Des investisseurs privés vont rentrer dans Cityforward
Pour bien comprendre, l’Etat belge, via son bras financier SFPIM, a donc acheté l’an dernier 23 bâtiments vétustes de la Commission européenne pour un montant de 900 millions d’euros. Il vient de revendre 21 bâtiments du quartier européen à Cityforward, un fonds détenu à parts égales par Ethias et la SFPIM (49,5 %) et Whitewood (0,5 %). Deux autres bâtiments, situés à Auderghem, ont été vendus à Vicinity et à Matexi pour y redévelopper du logement. Le montant payé par Cityforward correspond au canon unique des emphytéoses de 99 ans octroyées par SFPIM à Cityforward. “Ce n’est pas trop cher comme certains l’affirment, pointe Frédéric Van der Planken. D’autant qu’il faut y déduire 255 millions, soit l’équivalent des loyers payés par la Commission puisqu’elle va encore occuper certains immeubles pendant trois à sept ans.”

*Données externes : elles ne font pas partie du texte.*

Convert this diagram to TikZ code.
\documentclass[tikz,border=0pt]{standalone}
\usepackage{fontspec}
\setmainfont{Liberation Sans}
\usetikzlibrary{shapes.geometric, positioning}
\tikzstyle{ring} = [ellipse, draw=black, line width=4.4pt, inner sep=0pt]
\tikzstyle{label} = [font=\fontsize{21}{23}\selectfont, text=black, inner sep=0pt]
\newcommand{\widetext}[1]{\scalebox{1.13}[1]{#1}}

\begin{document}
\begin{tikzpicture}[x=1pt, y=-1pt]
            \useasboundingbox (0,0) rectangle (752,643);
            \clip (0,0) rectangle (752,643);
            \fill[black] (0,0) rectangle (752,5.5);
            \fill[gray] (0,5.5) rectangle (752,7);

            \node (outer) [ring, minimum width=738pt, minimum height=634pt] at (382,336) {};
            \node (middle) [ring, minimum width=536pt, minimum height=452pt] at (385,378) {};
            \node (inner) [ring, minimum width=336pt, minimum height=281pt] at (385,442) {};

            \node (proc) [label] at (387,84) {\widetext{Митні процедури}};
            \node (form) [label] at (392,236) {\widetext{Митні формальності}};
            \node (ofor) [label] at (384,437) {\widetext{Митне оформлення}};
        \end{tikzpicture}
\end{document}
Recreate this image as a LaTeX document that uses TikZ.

Rassembler la somme n’a toutefois pas été une mince affaire. Surtout qu’aucun acteur privé n’est monté à bord. “Mais quand nous avons entamé les premières discussions, nous étions dans un autre monde, rappelle Fréderic Van der Planken. Cityforward a dû lever des fonds entre septembre et novembre 2023. Soit le pire moment de ces 15 dernières années.”
Résultat, Ethias a finalement déposé 80 millions, la SFPIM 100 millions tout en accordant un prêt d’actionnaire “temporaire” de 233 millions d’euros alors que finance&invest.brussels et Belfius arrivent avec 25 millions chacun. Soit un total 460 millions.
“L’objectif aujourd’hui est de déconstruire ce prêt rapidement, confie Isabelle Vanderkelen. Il y a donc des chaises à prendre autour de la table. Les discussions en cours depuis un mois sont très positives. Cinq acteurs privés – au maximum – pourraient rentrer dans l’actionnariat de Cityforward d’ici la fin de l’année. Il y a des Belges et des étrangers. La conclusion du deal a facilité et relancé les discussions.” La rentabilité promise est de 12,5 % net.
Ajoutons que le financement bancaire a été plus facile. Une dette de 440 millions d’euros a été contractée auprès de six banques. Outre les quatre grandes banques belges (Belfius, ING, KBC et BNP Paribas Fortis), on retrouve la banque allemande Helaba et la banque luxembourgeoise BIL.